Jean-Louis Borloo est encore le cul entre deux chaises puisqu’il n’a pas dit s’il était partant jusqu’au bout.

Quant à Jean Arthuis, il est le seul à se prononcer pour des primaires réunissant tous les candidats à la candidature centriste ce qui inclut, actuellement, lui-même, François Bayrou, Jean-Louis Borloo et Hervé Morin ainsi que tout autre personnalité qui souhaiterait concourir. Surtout, il est le seul à affirmer qu’il acceptera pleinement leurs résultats.

Une autre question qui ressort de ces comparaisons est de savoir qui est le plus centriste de ces candidats potentiels. Pour clarifier le débat sans procès d’intention, on peut reprendre les déclarations directement faites par ceux-ci. François Bayrou a souvent affirmé qu’il n’était pas centriste et a même cherché un terme qui pourrait mieux le qualifier. Même s’il le dit moins actuellement où le Centre retrouve un certain regain d’intérêt dans l’opinion, ses lieutenants continuent à faire des déclarations en ce sens à périodes répétées. En outre, sa vision d’union nationale développée en 2007 vient en contradiction avec une vision centriste.

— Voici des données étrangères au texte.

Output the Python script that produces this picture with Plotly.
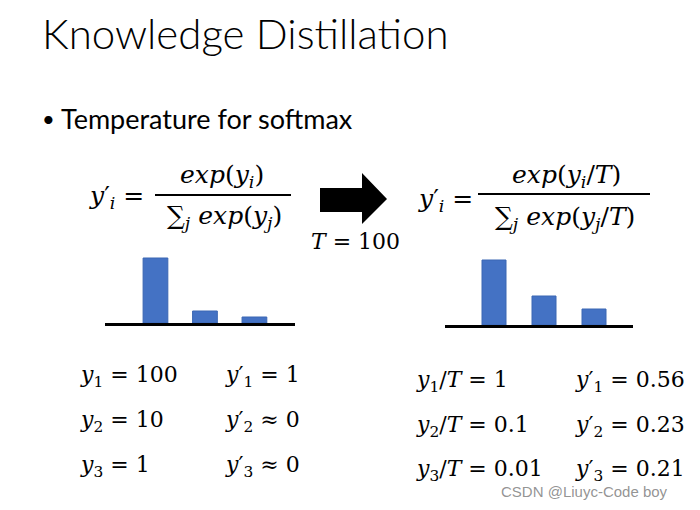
import plotly.graph_objects as go

W, H = 700, 510

# ---- data (bar heights, relative units) ----
categories = [1, 2, 3]
before_T = [65, 12, 6]      # softmax with T = 1
after_T = [65, 29, 16]      # softmax with T = 100

left_rows = [
    ("<i>y</i><sub>1</sub> = 100", "<i>y</i>′<sub>1</sub> = 1"),
    ("<i>y</i><sub>2</sub> = 10", "<i>y</i>′<sub>2</sub> ≈ 0"),
    ("<i>y</i><sub>3</sub> = 1", "<i>y</i>′<sub>3</sub> ≈ 0"),
]
right_rows = [
    ("<i>y</i><sub>1</sub>/<i>T</i> = 1", "<i>y</i>′<sub>1</sub> = 0.56"),
    ("<i>y</i><sub>2</sub>/<i>T</i> = 0.1", "<i>y</i>′<sub>2</sub> = 0.23"),
    ("<i>y</i><sub>3</sub>/<i>T</i> = 0.01", "<i>y</i>′<sub>3</sub> = 0.21"),
]

BLUE = "#4472C4"
SERIF = "DejaVu Serif"
SANS = "Lato"

def px(x):
    return x / W

def py(y):
    return 1 - y / H

fig = go.Figure()

fig.add_trace(go.Bar(x=categories, y=before_T, xaxis="x", yaxis="y",
                     width=0.5, marker=dict(color=BLUE, line=dict(color="#3B66B3", width=1))))
fig.add_trace(go.Bar(x=categories, y=after_T, xaxis="x2", yaxis="y2",
                     width=0.48, marker=dict(color=BLUE, line=dict(color="#3B66B3", width=1))))

# overlay axis in pixel units for text and shapes
fig.add_trace(go.Scatter(x=[0], y=[0], xaxis="x3", yaxis="y3", mode="markers",
                         marker=dict(opacity=0), hoverinfo="skip"))

axis_common = dict(showgrid=False, zeroline=False, showticklabels=False, ticks="")
fig.update_layout(
    width=W, height=H, margin=dict(l=0, r=0, t=0, b=0),
    paper_bgcolor="white", plot_bgcolor="rgba(0,0,0,0)", showlegend=False,
    xaxis=dict(domain=[px(105), px(295)], range=[-0.02, 3.82], anchor="y",
               showline=True, linecolor="black", linewidth=3, **axis_common),
    yaxis=dict(domain=[py(323), py(250)], range=[0, 73], anchor="x",
               showline=False, **axis_common),
    xaxis2=dict(domain=[px(445), px(633)], range=[0.02, 3.78], anchor="y2",
                showline=True, linecolor="black", linewidth=3, **axis_common),
    yaxis2=dict(domain=[py(325), py(252)], range=[0, 73], anchor="x2",
                showline=False, **axis_common),
    xaxis3=dict(domain=[0, 1], range=[0, W], anchor="y3", visible=False),
    yaxis3=dict(domain=[0, 1], range=[H, 0], anchor="x3", visible=False),
)

ann = []

def text(x, y, s, size, family=SERIF, anchor="left", color="black", weight=None):
    f = dict(family=family, size=size, color=color)
    if weight:
        f["weight"] = weight
    ann.append(dict(x=x, y=y, xref="x3", yref="y3", text=s, showarrow=False,
                    xanchor=anchor, yanchor="middle", font=f))

# titles
text(40, 33, "Knowledge Distillation", 42, SANS, weight=300)
text(40, 118, "•", 22, SANS)
text(59, 118, "Temperature for softmax", 27, SANS)

# left formula
text(87, 197, "<i>y</i>′<sub><i>i</i></sub> =", 25)
text(222, 176, "<i>exp</i>(<i>y</i><sub><i>i</i></sub>)", 25, anchor="center")
text(224, 217, "∑<sub><i>j</i></sub> <i>exp</i>(<i>y</i><sub><i>j</i></sub>)", 25, anchor="center")

# right formula
text(416, 200, "<i>y</i>′<sub><i>i</i></sub> =", 25)
text(566, 176, "<i>exp</i>(<i>y</i><sub><i>i</i></sub>/<i>T</i>)", 25, anchor="center")
text(565, 218, "∑<sub><i>j</i></sub> <i>exp</i>(<i>y</i><sub><i>j</i></sub>/<i>T</i>)", 25, anchor="center")

# T = 100
text(355, 241, "<i>T</i> = 100", 22, anchor="center")

# value rows
for (a, b), yy in zip(left_rows, [376, 421, 466]):
    text(78, yy, a, 22)
    text(223, yy, b, 22)
for (a, b), yy in zip(right_rows, [381, 426, 470]):
    text(414, yy, a, 22)
    text(573, yy, b, 22)

# watermark
text(584, 491, "CSDN @Liuyc-Code boy", 15, "Liberation Sans", anchor="center",
     color="rgba(120,120,120,0.8)")

fig.update_layout(annotations=ann)

# shapes: fraction bars and arrow (pixel coordinates on overlay axis)
shapes = [
    dict(type="line", xref="x3", yref="y3", x0=155, x1=291, y0=195, y1=195,
         line=dict(color="black", width=2)),
    dict(type="line", xref="x3", yref="y3", x0=478, x1=650, y0=194, y1=194,
         line=dict(color="black", width=2)),
    dict(type="path", xref="x3", yref="y3",
         path="M320,188 L362,188 L362,173 L387,199 L362,224 L362,212 L320,212 Z",
         fillcolor="black", line=dict(color="black", width=0)),
]
fig.update_layout(shapes=shapes)

fig.write_html("out.html")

Hervé Morin se déclare de «centre-droit» mais il faut ajouter que, pour lui, le Centre est au centre-droit... Jean-Louis Borloo se déclare «radical», «progressiste», «écologiste», «républicain», plus rarement centriste. Le seul qui ne rechigne pas à se dire centriste tout court est Jean Arthuis.

Le panorama que je viens de dresser peut évidemment évoluer dans les mois à venir et ces hommes auront l’occasion de préciser leur pensée et leur volonté. Néanmoins, les convictions et les postures des quatre candidats qui ne sont pas des novices politiques ne sont pas récentes. En tout cas, elles devraient pouvoir guider les militants centristes, en premier lieu, si ceux-ci sont amenés à désigner un candidat unique puis les électeurs.